The locals of Bhubaneswar love their food. Very similar to Bengali food, the Odia cuisine also uses plenty of mustard oil, goes easy on spice, and features plenty of fish and meat. There’s also a big street food culture, with vendors dotting the roads every evening, selling local favourites such as dahibara aloodum and gupchup.
1. Dahibara Aloodum
Ask any local in Bhubaneswar what their favourite snack item is, and the answer will likely be Dahibara Aloodum. The dish is basically the dahi vada with a spicy sauce (for that extra punch, asks the food vendor to add a bit of pudina chutney). Dahibara Aloodum is best eaten garnished with onions, coriander, chilli powder and cumin powder. Every evening and on weekends, you’ll find chaat vendors selling this item in markets and at popular junctions in the city.
Wadas are very popular throughout India. In Odisha, though, it is called Bara. The Bara is made using black dal or urad dal and is deep fried till the outer layer turns crisp. The best way to enjoy Bara is to drench it in a bowl of the sweet and spicy chutney that is normally served with the dish. You could also have it with ghugui, a spicy peas curry (much like the ragda) that is another very popular street food in Bhubaneswar.
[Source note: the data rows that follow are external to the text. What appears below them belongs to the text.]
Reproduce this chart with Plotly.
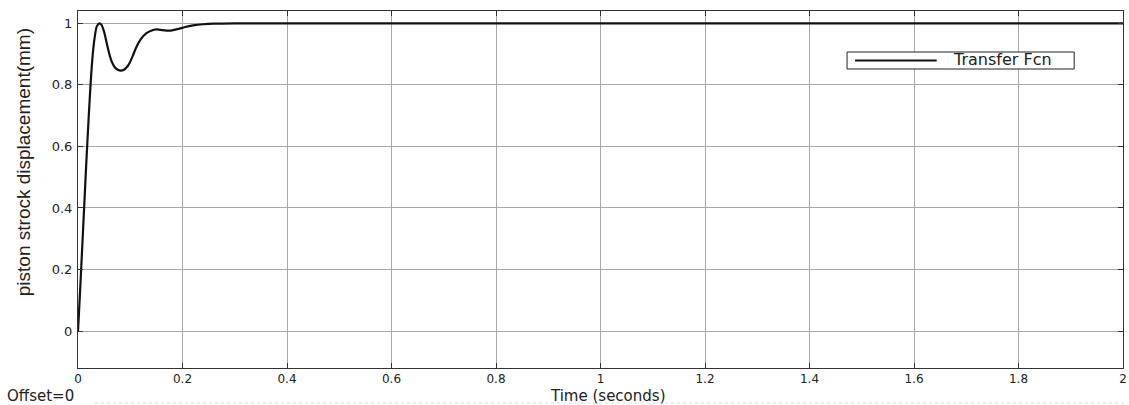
import plotly.graph_objects as go

# Step response data (time in seconds, displacement in mm)
time_s = [0, 0.004, 0.008, 0.012, 0.016, 0.020, 0.024, 0.028, 0.032, 0.036, 0.041,
          0.045, 0.050, 0.055, 0.060, 0.064, 0.070, 0.076, 0.082, 0.088, 0.094,
          0.099, 0.105, 0.112, 0.120, 0.131, 0.140, 0.150, 0.162, 0.175, 0.190,
          0.205, 0.220, 0.240, 0.260, 0.300, 0.400, 0.600, 1.000, 1.500, 2.000]
displacement = [0, 0.13, 0.27, 0.41, 0.55, 0.68, 0.80, 0.895, 0.955, 0.99, 1.000,
                0.995, 0.972, 0.935, 0.900, 0.878, 0.858, 0.849, 0.846, 0.849, 0.859,
                0.872, 0.895, 0.924, 0.948, 0.968, 0.976, 0.980, 0.978, 0.976, 0.981,
                0.988, 0.993, 0.997, 0.999, 1.0, 1.0, 1.0, 1.0, 1.0, 1.0]

x_ticks = [0, 0.2, 0.4, 0.6, 0.8, 1, 1.2, 1.4, 1.6, 1.8, 2]
x_tick_labels = ["0", "0.2", "0.4", "0.6", "0.8", "1", "1.2", "1.4", "1.6", "1.8", "2"]
y_ticks = [0, 0.2, 0.4, 0.6, 0.8, 1]
y_tick_labels = ["0", "0.2", "0.4", "0.6", "0.8", "1"]
series_name = "Transfer Fcn"

# layout geometry helpers (pixel -> paper)
W, H = 1129, 405
ML, MR, MT, MB = 78, 2, 11, 37
PW, PH = W - ML - MR, H - MT - MB


def px(x):
    return (x - ML) / PW


def py(y):
    return (H - MB - y) / PH


fig = go.Figure()
fig.add_trace(go.Scatter(
    x=time_s, y=displacement, mode="lines", name=series_name, showlegend=False,
    line=dict(color="#111111", width=2.2, shape="spline", smoothing=0.8),
))

axis_common = dict(
    showline=True, linecolor="#333333", linewidth=1, mirror="ticks",
    ticks="inside", ticklen=5, tickcolor="#333333", tickwidth=1,
    showgrid=True, gridcolor="#a8a8a8", gridwidth=1, zeroline=False,
    ticklabeloverflow="allow",
)

fig.update_layout(
    width=W, height=H,
    margin=dict(l=ML, r=MR, t=MT, b=MB),
    paper_bgcolor="white", plot_bgcolor="white",
    xaxis=dict(range=[0, 2], tickvals=x_ticks, ticktext=x_tick_labels,
               ticklabelstandoff=0,
               tickfont=dict(family="DejaVu Sans", size=12, color="#222222"),
               **axis_common),
    yaxis=dict(range=[-0.12, 1.04], tickvals=y_ticks, ticktext=y_tick_labels,
               ticklabelstandoff=2,
               tickfont=dict(family="DejaVu Sans", size=13, color="#222222"),
               **axis_common),
    showlegend=False,
    annotations=[
        dict(text="Time (seconds)", xref="paper", yref="paper",
             x=px(610), y=py(396), xanchor="center", yanchor="middle", borderpad=0,
             showarrow=False, font=dict(family="DejaVu Sans", size=15, color="#222222")),
        dict(text="piston strock displacement(mm)", xref="paper", yref="paper",
             x=px(23), y=py(162), xanchor="center", yanchor="middle",
             textangle=-90, showarrow=False,
             font=dict(family="Liberation Sans", size=19, color="#222222")),
        dict(text="Offset=0", xref="paper", yref="paper",
             x=px(6), y=py(396), xanchor="left", yanchor="middle", borderpad=0,
             showarrow=False, font=dict(family="DejaVu Sans", size=15, color="#222222")),
        # legend text
        dict(text=series_name, xref="paper", yref="paper",
             x=px(1006), y=py(60), xanchor="center", yanchor="middle",
             showarrow=False, font=dict(family="DejaVu Sans", size=16, color="#222222")),
    ],
    shapes=[
        # legend box and sample line
        dict(type="rect", xref="paper", yref="paper",
             x0=px(850), x1=px(1078), y0=py(52), y1=py(69),
             fillcolor="white", line=dict(color="#222222", width=1), layer="above"),
        dict(type="line", xref="paper", yref="paper",
             x0=px(858), x1=px(940), y0=py(60.5), y1=py(60.5),
             line=dict(color="#111111", width=2), layer="above"),
        # faint dotted line at the very bottom
        dict(type="line", xref="paper", yref="paper",
             x0=px(95), x1=px(1129), y0=py(403), y1=py(403),
             line=dict(color="#dddddd", width=1, dash="dot")),
    ],
)

fig.write_html("out.html", config={"displayModeBar": False},
               post_script="document.body.style.margin='0';document.body.style.overflow='hidden';")
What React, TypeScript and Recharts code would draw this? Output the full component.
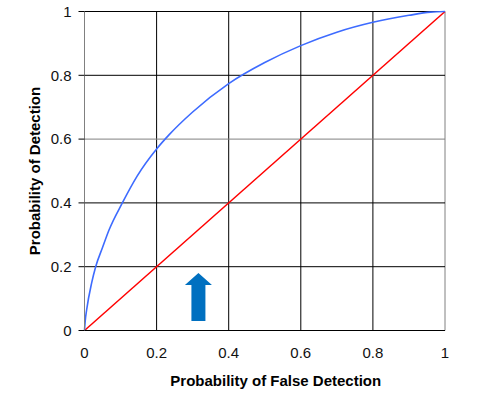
import React from "react";
import {
  LineChart,
  Line,
  XAxis,
  YAxis,
  ReferenceLine,
  ReferenceDot,
  Label,
} from "recharts";

// ROC curve
const falseDetection = [0, 0.002, 0.006, 0.02, 0.031, 0.05, 0.068, 0.105, 0.146, 0.2, 0.235, 0.3, 0.4, 0.5, 0.6, 0.7, 0.8, 0.9, 0.96, 1];
const detection = [0, 0.03, 0.065, 0.15, 0.2, 0.26, 0.315, 0.4, 0.484, 0.569, 0.614, 0.685, 0.774, 0.84, 0.893, 0.935, 0.966, 0.988, 0.998, 1];

// chance line
const chanceX = [0, 1];
const chanceY = [0, 1];

const xTicks = [0, 0.2, 0.4, 0.6, 0.8, 1];
const yTicks = [0, 0.2, 0.4, 0.6, 0.8, 1];

// arrow annotation position (data units)
const arrowAt = { x: 0.316, y: 0.105 };

const rocData = falseDetection.map((x, i) => ({ x, y: detection[i] }));
const chanceData = chanceX.map((x, i) => ({ x, y: chanceY[i] }));

const font = "'Liberation Sans', Arial, sans-serif";

const ArrowShape = (props: any) => {
  const { cx, cy } = props;
  if (cx == null || cy == null) return null;
  const pts = [
    [0, -24],
    [13.5, -12],
    [7, -12],
    [7, 24],
    [-7, 24],
    [-7, -12],
    [-13.5, -12],
  ]
    .map(([dx, dy]) => `${cx + dx},${cy + dy}`)
    .join(" ");
  return <polygon points={pts} fill="#0070c0" />;
};

export default function App() {
  return (
    <div style={{ position: "absolute", left: 0, top: 0, background: "#fff" }}>
      <LineChart
        width={477}
        height={395}
        margin={{ top: 11.5, right: 32, left: 0, bottom: 0 }}
      >
        <XAxis
          type="number"
          dataKey="x"
          domain={[0, 1]}
          ticks={xTicks}
          tickLine={false}
          axisLine={{ stroke: "#000" }}
          tickMargin={11}
          height={64.5}
          tick={{ fill: "#111", fontSize: 15, fontFamily: font }}
          tickFormatter={(v: number) => String(v)}
        >
          <Label
            value="Probability of False Detection"
            position="insideBottom"
            offset={9}
            dx={11}
            style={{ fontFamily: font, fontSize: 15, fontWeight: "bold", fill: "#000" }}
          />
        </XAxis>
        <YAxis
          type="number"
          dataKey="y"
          domain={[0, 1]}
          ticks={yTicks}
          width={84.5}
          tickSize={6}
          tickMargin={7}
          tickLine={{ stroke: "#000" }}
          axisLine={{ stroke: "#808080" }}
          tick={{ fill: "#111", fontSize: 15, fontFamily: font }}
          tickFormatter={(v: number) => String(v)}
        >
          <Label
            value="Probability of Detection"
            angle={-90}
            position="insideLeft"
            offset={35}
            style={{ textAnchor: "middle", fontFamily: font, fontSize: 15, fontWeight: "bold", fill: "#000" }}
          />
        </YAxis>
        {xTicks.slice(1).map((t) => (
          <ReferenceLine key={"vx" + t} x={t} stroke={t === 1 ? "#808080" : "#000"} strokeWidth={1} />
        ))}
        {yTicks.slice(1).map((t) => (
          <ReferenceLine key={"hy" + t} y={t} stroke={t === 0.6 ? "#808080" : "#000"} strokeWidth={1} />
        ))}
        <Line
          data={chanceData}
          dataKey="y"
          type="linear"
          stroke="#ff0000"
          strokeWidth={1.5}
          dot={false}
          isAnimationActive={false}
        />
        <Line
          data={rocData}
          dataKey="y"
          type="monotone"
          stroke="#3d6bff"
          strokeWidth={1.6}
          dot={false}
          isAnimationActive={false}
        />
        <ReferenceDot x={arrowAt.x} y={arrowAt.y} shape={ArrowShape} />
      </LineChart>
    </div>
  );
}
Gol Gappas in the North, Paani Puri in the west and Puchkas in Bengal, but here they’re known as Gupchup. A trip to any Indian city is incomplete without biting into the local version of the crunchy paani puri, and Bhubaneswar is no exception. This snack is a pure delight, served with a filling of lentils, a sweet sauce and chilled spicy water, Near parks, colleges, offices, and markets, you’ll find local vendors selling Gupchup.
4. Pakhala Bhata
Pakhala Bhata is a unique dish you’ll find in the eastern part of India, not just Odisha. It’s nothing but rice that’s washed or fermented in water. Known for its cooling qualities, it is served on hot days, besides a piece of fried fish and roasted vegetable. The water is known as torani. There are also varieties of pakhala bhata, which include curd and cumin in the recipe.
5. Chhena Podo
If Americans have cinnamon rolls and the Turks have baklava, the people of Bhubaneshwar have chhena podo. Literally roasted cheese curds (cheese curds are called chenna in the local language), it is a mix of sugar, raisins, cashews, ricotta cheese and milk; this dish a favourite after-meal item. While chhena podo is popularly sold at local bakeries in the city, you’ll also find some tea stall vendors serving this dish with tea. Sweet and soft, chhena podo is a must try for anyone with a sweet tooth.
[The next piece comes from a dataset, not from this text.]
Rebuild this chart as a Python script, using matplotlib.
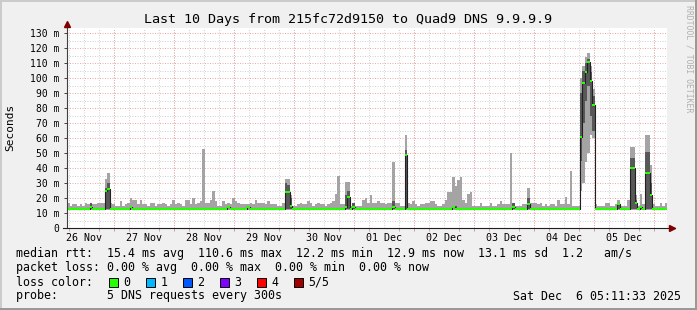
import numpy as np
import matplotlib
matplotlib.use('Agg')
import matplotlib.pyplot as plt
from matplotlib.patches import Rectangle

W, H = 697, 310
MONO = 'DejaVu Sans Mono'

# hourly bins from Wed Nov 26 05:11:33 to Sat Dec 6 05:11:33 (240 h), values in ms
hi_rtt = [
    17, 15, 16, 16, 15, 16, 15, 17, 16, 17, 16, 16, 17, 17, 17, 33, 37, 17, 16, 15, 15, 18, 15, 16,
    17, 20, 19, 19, 16, 19, 16, 16, 15, 17, 17, 15, 16, 16, 17, 16, 15, 16, 19, 16, 17, 16, 15, 19,
    19, 16, 20, 16, 17, 18, 53, 17, 17, 19, 25, 18, 15, 15, 18, 16, 17, 16, 20, 18, 17, 16, 16, 16,
    16, 17, 16, 19, 17, 17, 17, 16, 18, 16, 16, 16, 15, 15, 17, 33, 33, 22, 15, 15, 16, 17, 16, 16,
    18, 17, 15, 16, 17, 16, 16, 15, 16, 17, 18, 23, 35, 16, 16, 31, 31, 15, 17, 15, 15, 15, 19, 20,
    17, 22, 17, 17, 18, 17, 17, 16, 17, 17, 44, 17, 17, 15, 15, 62, 17, 16, 18, 16, 15, 16, 16, 17,
    17, 18, 18, 16, 15, 15, 16, 19, 24, 24, 34, 28, 32, 34, 19, 17, 23, 24, 15, 15, 15, 17, 15, 15,
    15, 17, 15, 15, 16, 18, 16, 16, 16, 50, 17, 15, 15, 15, 16, 16, 27, 17, 17, 17, 16, 17, 15, 16,
    15, 16, 16, 15, 19, 16, 16, 21, 16, 38, 15, 15, 15, 100, 108, 114, 117, 108, 93, 16, 15, 15, 15, 17,
    17, 15, 15, 16, 19, 15, 15, 15, 19, 54, 54, 22, 15, 23, 16, 62, 62, 42, 16, 15, 15, 17, 15, 17,
]

med_rtt = [
    13, 12.5, 12.5, 13, 13, 12.5, 13, 13, 13, 14, 13, 12.5, 13, 13, 13, 25, 26, 13, 12.5, 12.5, 12.5, 13, 13, 13,
    13, 14, 13, 13, 13, 13, 12.5, 13, 13, 13, 13, 13, 13, 13, 12.5, 13, 13, 13, 13, 13, 12.5, 13, 13, 13,
    13, 13, 13, 13, 13, 13, 13, 13, 12.5, 12.5, 13, 13, 12.5, 12.5, 13, 13, 14, 13, 13, 12.5, 12.5, 12.5, 13, 13,
    14, 13, 13, 12.5, 12.5, 13, 13, 13, 13, 13, 13, 13, 13, 13, 13, 24, 24, 15, 12.5, 12.5, 12.5, 13, 13, 13,
    13, 12.5, 12.5, 12.5, 13, 13, 13, 13, 13, 13, 13, 13, 13, 13, 13, 14, 21, 13, 14, 13, 13, 13, 13, 13,
    13, 13, 12.5, 13, 13, 13, 13, 12.5, 12.5, 12.5, 14, 13, 13, 13, 13, 49, 13, 13, 12.5, 13, 12.5, 13, 13, 13,
    13, 13, 13, 13, 13, 12.5, 13, 13, 12.5, 13, 14, 13, 13, 13, 13, 13, 13, 13, 12.5, 12.5, 12.5, 13, 13, 13,
    12.5, 12.5, 13, 13, 13, 13, 13, 13, 13, 13, 14, 13, 12.5, 12.5, 13, 13, 16, 12.5, 12.5, 13, 13, 13, 12.5, 12.5,
    13, 13, 13, 13, 13, 13, 13, 13, 13, 13, 13, 13, 13, 61, 97, 104, 110.6, 98, 82, 13, 12.5, 12.5, 12.5, 13,
    12.5, 12.5, 13, 13, 16, 13, 13, 13, 13, 40, 40, 17, 13, 14, 13, 37, 37, 22, 13, 12.5, 12.5, 12.5, 13, 13,
]

lo_rtt = [
    12, 12, 12, 12, 12, 12, 12, 12, 12, 12, 12, 12, 12, 12, 12, 12, 12, 12, 12, 12, 12, 12, 12, 12,
    12, 12, 12, 12, 12, 12, 12, 12, 12, 12, 12, 12, 12, 12, 12, 12, 12, 12, 12, 12, 12, 12, 12, 12,
    12, 12, 12, 12, 12, 12, 12, 12, 12, 12, 12, 12, 12, 12, 12, 12, 12, 12, 12, 12, 12, 12, 12, 12,
    12, 12, 12, 12, 12, 12, 12, 12, 12, 12, 12, 12, 12, 12, 12, 12, 12, 12, 12, 12, 12, 12, 12, 12,
    12, 12, 12, 12, 12, 12, 12, 12, 12, 12, 12, 12, 12, 12, 12, 12, 12, 12, 12, 12, 12, 12, 12, 12,
    12, 12, 12, 12, 12, 12, 12, 12, 12, 12, 12, 12, 12, 12, 12, 12, 12, 12, 12, 12, 12, 12, 12, 12,
    12, 12, 12, 12, 12, 12, 12, 12, 12, 12, 12, 12, 12, 12, 12, 12, 12, 12, 12, 12, 12, 12, 12, 12,
    12, 12, 12, 12, 12, 12, 12, 12, 12, 12, 12, 12, 12, 12, 12, 12, 12, 12, 12, 12, 12, 12, 12, 12,
    12, 12, 12, 12, 12, 12, 12, 12, 12, 12, 12, 12, 12, 25, 30, 44, 50, 62, 60, 12, 12, 12, 12, 12,
    12, 12, 12, 12, 12, 12, 12, 12, 12, 12, 12, 12, 12, 12, 12, 12, 12, 12, 12, 12, 12, 12, 12, 12,
]

# inner (ping 2..4) smoke band, only where it shows
dark_idx = [9, 15, 16, 87, 88, 89, 111, 112, 114, 130, 135, 155, 178, 184,
            205, 206, 207, 208, 209, 210, 220, 225, 226, 227, 229, 231, 232, 233]
dark_lo = [13, 13, 13, 13, 13, 13, 13, 13, 13, 13, 13, 13, 13, 13,
           45, 70, 85, 95, 75, 65, 13, 13, 13, 13, 13, 13, 13, 13]
dark_hi = [17, 27, 30, 30, 29, 20, 22, 25, 17, 18, 52, 15, 17, 20,
           90, 105, 110, 113, 104, 88, 17, 47, 47, 19, 15, 51, 51, 30]

day_labels = ['26 Nov', '27 Nov', '28 Nov', '29 Nov', '30 Nov',
              '01 Dec', '02 Dec', '03 Dec', '04 Dec', '05 Dec']
y_ticks = [0, 10, 20, 30, 40, 50, 60, 70, 80, 90, 100, 110, 120, 130]
y_labels = ['0'] + ['%d m' % v for v in y_ticks[1:]]

loss_names = ['0', '1', '2', '3', '4', '5/5']
loss_colors = ['#26ff00', '#00b8ff', '#0059ff', '#7e00ff', '#ff0000', '#a00000']

legend_lines = [
    'median rtt:  15.4 ms avg  110.6 ms max  12.2 ms min  12.9 ms now  13.1 ms sd  1.2   am/s',
    'packet loss: 0.00 % avg  0.00 % max  0.00 % min  0.00 % now',
    'loss color:',
    'probe:       5 DNS requests every 300s',
]

start_offset = 5 + 11 / 60 + 33 / 3600   # hours after midnight Nov 26
midnights = [24 - start_offset + 24 * k for k in range(10)]
noons = [12 - start_offset + 24 * k for k in range(10)]
six_hours = [6 - start_offset + 6 * k for k in range(40)]


def fx(x):
    return x / W


def fy(y):
    return 1 - y / H


fig = plt.figure(figsize=(W / 100, H / 100), dpi=100, facecolor='#f0f0f0')
ax = fig.add_axes([fx(67), fy(228), 600 / W, 200 / H])
ax.set_facecolor('white')
ax.set_xlim(0, 240)
ax.set_ylim(0, 200 / 1.5)

# grid (rrdtool style dotted)
dot = (0, (1, 1.5))
for v in range(5, 130, 10):
    ax.axhline(v, color='#d2d2d2', lw=0.72, ls=dot, zorder=0)
for t in six_hours:
    if 0 < t < 240:
        ax.axvline(t, color='#d2d2d2', lw=0.72, ls=dot, zorder=0)
for v in y_ticks[1:]:
    ax.axhline(v, color='#eeaaaa', lw=0.72, ls=dot, zorder=0.5)
for t in midnights:
    ax.axvline(t, color='#eeaaaa', lw=0.72, ls=dot, zorder=0.5)

# smoke
edges = np.arange(len(hi_rtt) + 1)
hi = np.array(hi_rtt + hi_rtt[-1:], dtype=float)
lo = np.array(lo_rtt + lo_rtt[-1:], dtype=float)
med = np.array(med_rtt, dtype=float)
ax.fill_between(edges, lo, hi, step='post', color='#a4a4a4', lw=0, zorder=1)
ax.bar(dark_idx, np.array(dark_hi) - np.array(dark_lo), bottom=dark_lo, width=1,
       align='edge', color='#585858', lw=0, zorder=2)

# median line + loss colour bars
ax.plot(edges, np.append(med, med[-1]), drawstyle='steps-post', color='#202020', lw=0.8, zorder=3)
lc = ax.hlines(med, edges[:-1], edges[1:], colors=loss_colors[0], lw=1.45, zorder=4)
lc.set_capstyle('butt')

# axes with arrows
for s in ax.spines.values():
    s.set_visible(False)
ax.plot([0, 0], [0, 137], color='#404040', lw=0.8, clip_on=False, zorder=5)
ax.plot([-1.6, 243], [0, 0], color='#202020', lw=0.8, clip_on=False, zorder=5)
ax.plot(0, 136.2, marker='^', color='#7f0000', ms=4, clip_on=False, zorder=6)
ax.plot(241.8, 0, marker='>', color='#7f0000', ms=4, clip_on=False, zorder=6)

ax.set_yticks(y_ticks)
ax.set_yticklabels(y_labels, fontsize=7, family=MONO)
ax.tick_params(axis='y', length=2, width=0.7, color='#404040', pad=3.5)
ax.set_xticks(noons)
ax.set_xticklabels(day_labels, fontsize=7.2, family=MONO)
ax.tick_params(axis='x', which='major', length=0, pad=3.5)
ax.set_xticks([t for t in six_hours if 0 < t < 240], minor=True)
ax.tick_params(axis='x', which='minor', length=2, width=0.6, color='#d09090')

# texts
fig.text(fx(348.5), fy(19), 'Last 10 Days from 215fc72d9150 to Quad9 DNS 9.9.9.9',
         ha='center', va='center', fontsize=9.6, family=MONO)
fig.text(fx(10), fy(127), 'Seconds', rotation=90, ha='center', va='center',
         fontsize=8, family=MONO)
fig.text(fx(689), fy(5), 'RRDTOOL / TOBI OETIKER', rotation=270, ha='center', va='top',
         fontsize=5.9, family=MONO, color='#b0b0b0')

rows_y = [254, 268, 282, 296]
for txt, yy in zip(legend_lines, rows_y):
    fig.text(fx(16), fy(yy), txt, ha='left', va='center', fontsize=8.4, family=MONO)
fig.text(fx(681), fy(296), 'Sat Dec  6 05:11:33 2025', ha='right', va='center',
         fontsize=8.4, family=MONO)

for k, (name, col) in enumerate(zip(loss_names, loss_colors)):
    x0 = 108.5 + 37 * k
    fig.add_artist(Rectangle((fx(x0), fy(286.5)), 9 / W, 9 / H, transform=fig.transFigure,
                             facecolor=col, edgecolor='black', lw=0.7))
    fig.text(fx(x0 + 15), fy(282), name, ha='left', va='center', fontsize=8.4, family=MONO)

# 3d frame around the image
fig.add_artist(Rectangle((0, fy(2)), 1, 2 / H, transform=fig.transFigure, color='#cbcbcb', lw=0))
fig.add_artist(Rectangle((0, 0), 2 / W, 1, transform=fig.transFigure, color='#cbcbcb', lw=0))
fig.add_artist(Rectangle((fx(W - 2), 0), 2 / W, 1, transform=fig.transFigure, color='#999999', lw=0))
fig.add_artist(Rectangle((0, 0), 1, 2 / H, transform=fig.transFigure, color='#999999', lw=0))

fig.savefig('out.png', dpi=100, facecolor=fig.get_facecolor())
Rasabali actually originated in the Baladevjew Temple of Kendrapara. It is made using cheese curds (chenna) and milk. The deep fried chenna is crisp, while the milk is sweetened with sugar. Combine the two and you’re left with something truly divine. In fact, many in Bhubaneswar offer this sweet to the Gods. Thus, you’ll often find it as an offering in temples and being sold at food stores around temples. The demand for the sweet goes up at festival time, with thousands of locals thronging sweet shops to purchase or to eat this popular sweet.